Bulgarien hatte am Dienstag bereits offiziell Protest gegen die Darstellung des Landes als Steh-Toilette eingelegt. Auch andere Länder kommen wenig schmeichelhaft weg: Über dem Umriss Frankreichs hängt ein Banner mit der Aufschrift "Streik", Schweden ist in einen IKEA-Karton verpackt. Spanien ist komplett zubetoniert, eine Anspielung auf die Bauwut des Landes.

Die tschechische Ratspräsidentschaft hatte das Werk am Montag als "Projekt von Künstlern aus allen 27 EU-Staaten" angekündigt und einen Katalog mit deren Biographien verbreitet. Europaminister Alexandr Vondra äußerte sich nun "schockiert" über den Schwindel des tschechischen Urhebers.

Topolanke: "Habe es noch nicht gesehen"

Der tschechische Ministerpräsident Mirek Topolanek will sich selbst ein Bild über die umstrittene Installation "Entropa" machen. "Was Kunst angeht, bin ich nicht so gut. Ich weiß nicht, ob das ein Kunstwerk ist. Ich habe es noch nicht gesehen. Ich werde es mir dann anschauen, worüber alle lächeln und entrüstet sind", sagte er am Mittwoch im EU-Parlament in Straßburg.

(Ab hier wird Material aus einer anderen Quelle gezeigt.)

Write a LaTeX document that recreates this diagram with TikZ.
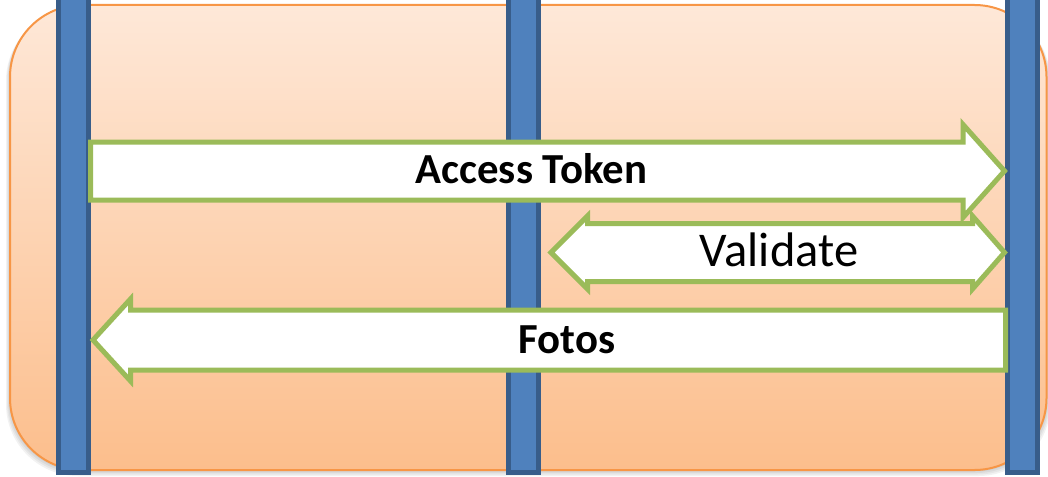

Cerny nimmt die Aufregung gelassen: "Uns interessierte, ob Europa über sich selbst lachen kann", sagte er in Prag. Er gilt in der Kunst-Szene als Provokateur. Seine "Entropa"-Installation zeigt etwa Dänemark zusammengesetzt aus Lego-Steinen, bei näherer Betrachtung erweisen sich die Bausteine als Bildnis der umstrittenen Mohammed-Karikatur, die 2006 zu weltweiten Protesten in der muslimischen Welt geführt haben.

Offiziell angeführt als Mit-Urheberin des dänischen Beitrages wird die Künstlerin Susan Malberg Albertsen, die auch von der dänischen Nachrichtenagentur Ritzau ausfindig gemacht wurde, aber nach eigenen Angaben nie etwas von Cerny oder dem "Entropa"-Projekt gehört hat. "Das ist sehr unangenehm und rotzfrech", sagte sie der Agentur.